• _TASK_:
Give back every line exactly as it appears, pictures excluded.

[RECORDS SUPPLIED start]

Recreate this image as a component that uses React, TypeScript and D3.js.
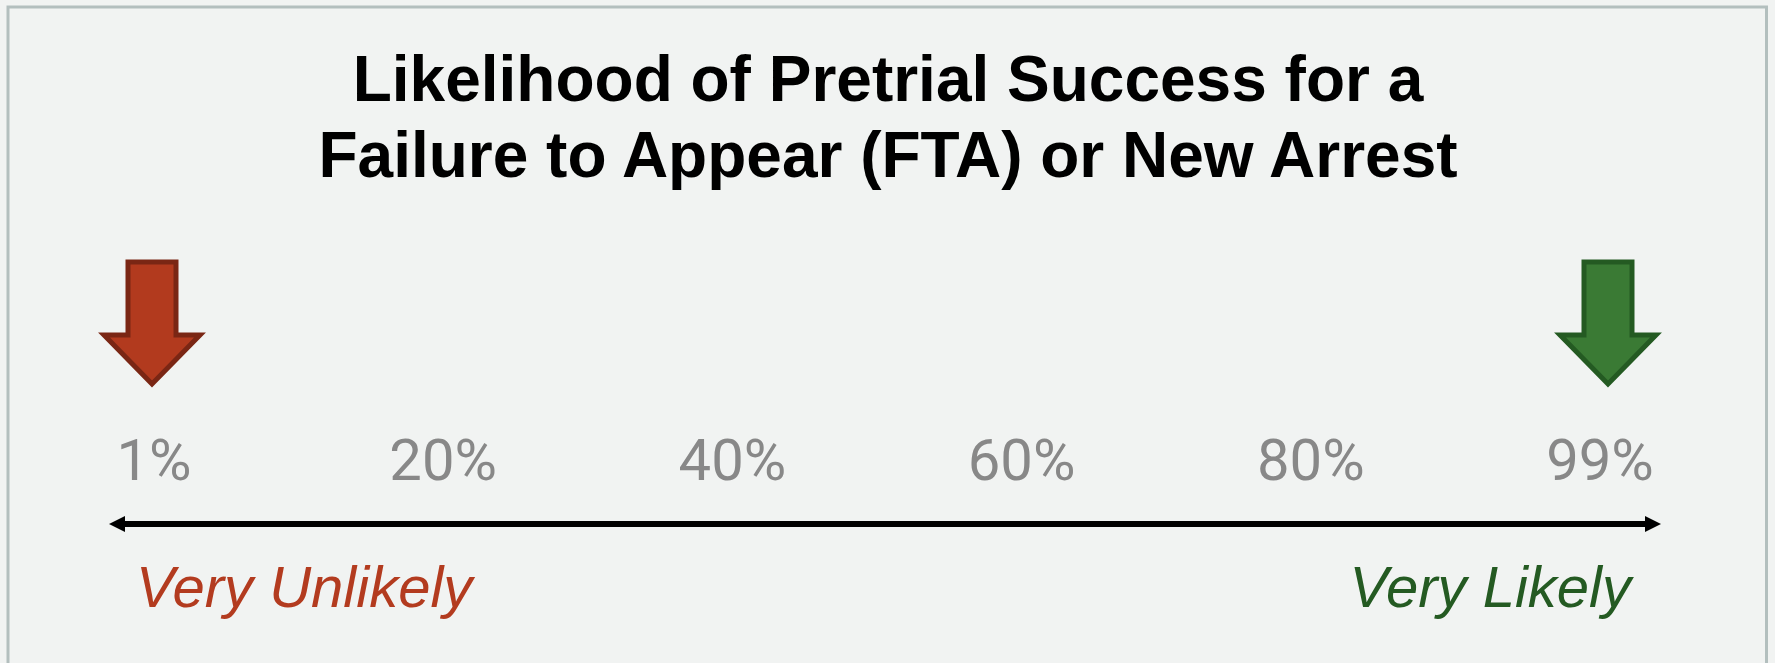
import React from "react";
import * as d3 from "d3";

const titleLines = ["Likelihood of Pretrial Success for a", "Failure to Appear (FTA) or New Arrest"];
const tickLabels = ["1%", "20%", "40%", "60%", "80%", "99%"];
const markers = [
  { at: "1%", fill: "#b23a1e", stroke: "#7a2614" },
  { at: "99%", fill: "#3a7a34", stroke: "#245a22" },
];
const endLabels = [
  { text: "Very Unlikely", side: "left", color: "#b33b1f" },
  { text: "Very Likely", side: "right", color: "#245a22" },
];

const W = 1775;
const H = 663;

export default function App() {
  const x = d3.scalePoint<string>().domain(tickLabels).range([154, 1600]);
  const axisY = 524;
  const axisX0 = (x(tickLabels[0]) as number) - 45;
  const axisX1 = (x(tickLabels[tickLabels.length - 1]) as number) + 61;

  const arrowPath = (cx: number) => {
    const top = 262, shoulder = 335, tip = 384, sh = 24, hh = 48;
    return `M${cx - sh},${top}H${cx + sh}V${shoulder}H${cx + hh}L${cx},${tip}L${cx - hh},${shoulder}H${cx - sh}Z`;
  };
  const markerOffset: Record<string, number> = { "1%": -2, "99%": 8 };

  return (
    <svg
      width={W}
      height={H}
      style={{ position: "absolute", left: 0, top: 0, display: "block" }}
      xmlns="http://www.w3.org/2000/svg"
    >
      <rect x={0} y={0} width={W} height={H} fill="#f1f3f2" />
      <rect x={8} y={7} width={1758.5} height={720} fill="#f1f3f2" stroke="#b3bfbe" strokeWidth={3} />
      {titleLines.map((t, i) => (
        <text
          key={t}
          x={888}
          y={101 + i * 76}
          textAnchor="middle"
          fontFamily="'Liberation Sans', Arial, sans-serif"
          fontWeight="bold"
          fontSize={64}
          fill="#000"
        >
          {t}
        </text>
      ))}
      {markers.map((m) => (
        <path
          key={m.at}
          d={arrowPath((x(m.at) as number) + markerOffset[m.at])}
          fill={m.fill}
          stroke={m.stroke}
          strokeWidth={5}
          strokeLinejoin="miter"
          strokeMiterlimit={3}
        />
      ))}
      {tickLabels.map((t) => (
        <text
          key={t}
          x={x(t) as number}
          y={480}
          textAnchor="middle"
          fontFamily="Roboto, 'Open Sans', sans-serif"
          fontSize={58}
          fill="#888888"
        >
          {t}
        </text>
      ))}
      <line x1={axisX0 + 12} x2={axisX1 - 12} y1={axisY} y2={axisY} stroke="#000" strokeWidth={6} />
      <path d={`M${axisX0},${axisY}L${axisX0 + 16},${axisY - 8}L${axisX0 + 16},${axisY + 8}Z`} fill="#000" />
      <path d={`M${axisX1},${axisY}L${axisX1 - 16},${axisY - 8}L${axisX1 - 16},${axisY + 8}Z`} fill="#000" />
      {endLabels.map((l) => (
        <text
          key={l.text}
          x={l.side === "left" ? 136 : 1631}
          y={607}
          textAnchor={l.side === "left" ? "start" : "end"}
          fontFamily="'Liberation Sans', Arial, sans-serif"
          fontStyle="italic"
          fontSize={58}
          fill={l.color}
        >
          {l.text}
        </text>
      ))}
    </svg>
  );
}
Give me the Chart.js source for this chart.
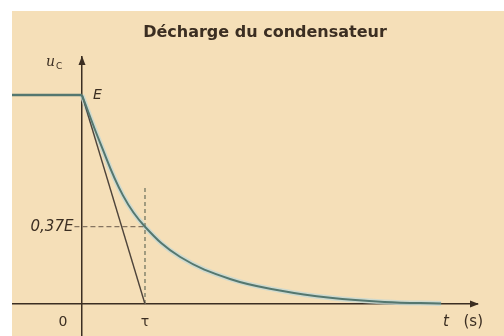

[RECORDS SUPPLIED end]

• _EXERCISE SOLUTION_:
Recreate this image as a component that uses React, TypeScript and D3.js.
import React from "react";
import * as d3 from "d3";

const titleLines = ["Likelihood of Pretrial Success for a", "Failure to Appear (FTA) or New Arrest"];
const tickLabels = ["1%", "20%", "40%", "60%", "80%", "99%"];
const markers = [
  { at: "1%", fill: "#b23a1e", stroke: "#7a2614" },
  { at: "99%", fill: "#3a7a34", stroke: "#245a22" },
];
const endLabels = [
  { text: "Very Unlikely", side: "left", color: "#b33b1f" },
  { text: "Very Likely", side: "right", color: "#245a22" },
];

const W = 1775;
const H = 663;

export default function App() {
  const x = d3.scalePoint<string>().domain(tickLabels).range([154, 1600]);
  const axisY = 524;
  const axisX0 = (x(tickLabels[0]) as number) - 45;
  const axisX1 = (x(tickLabels[tickLabels.length - 1]) as number) + 61;

  const arrowPath = (cx: number) => {
    const top = 262, shoulder = 335, tip = 384, sh = 24, hh = 48;
    return `M${cx - sh},${top}H${cx + sh}V${shoulder}H${cx + hh}L${cx},${tip}L${cx - hh},${shoulder}H${cx - sh}Z`;
  };
  const markerOffset: Record<string, number> = { "1%": -2, "99%": 8 };

  return (
    <svg
      width={W}
      height={H}
      style={{ position: "absolute", left: 0, top: 0, display: "block" }}
      xmlns="http://www.w3.org/2000/svg"
    >
      <rect x={0} y={0} width={W} height={H} fill="#f1f3f2" />
      <rect x={8} y={7} width={1758.5} height={720} fill="#f1f3f2" stroke="#b3bfbe" strokeWidth={3} />
      {titleLines.map((t, i) => (
        <text
          key={t}
          x={888}
          y={101 + i * 76}
          textAnchor="middle"
          fontFamily="'Liberation Sans', Arial, sans-serif"
          fontWeight="bold"
          fontSize={64}
          fill="#000"
        >
          {t}
        </text>
      ))}
      {markers.map((m) => (
        <path
          key={m.at}
          d={arrowPath((x(m.at) as number) + markerOffset[m.at])}
          fill={m.fill}
          stroke={m.stroke}
          strokeWidth={5}
          strokeLinejoin="miter"
          strokeMiterlimit={3}
        />
      ))}
      {tickLabels.map((t) => (
        <text
          key={t}
          x={x(t) as number}
          y={480}
          textAnchor="middle"
          fontFamily="Roboto, 'Open Sans', sans-serif"
          fontSize={58}
          fill="#888888"
        >
          {t}
        </text>
      ))}
      <line x1={axisX0 + 12} x2={axisX1 - 12} y1={axisY} y2={axisY} stroke="#000" strokeWidth={6} />
      <path d={`M${axisX0},${axisY}L${axisX0 + 16},${axisY - 8}L${axisX0 + 16},${axisY + 8}Z`} fill="#000" />
      <path d={`M${axisX1},${axisY}L${axisX1 - 16},${axisY - 8}L${axisX1 - 16},${axisY + 8}Z`} fill="#000" />
      {endLabels.map((l) => (
        <text
          key={l.text}
          x={l.side === "left" ? 136 : 1631}
          y={607}
          textAnchor={l.side === "left" ? "start" : "end"}
          fontFamily="'Liberation Sans', Arial, sans-serif"
          fontStyle="italic"
          fontSize={58}
          fill={l.color}
        >
          {l.text}
        </text>
      ))}
    </svg>
  );
}
Give me the Chart.js source for this chart.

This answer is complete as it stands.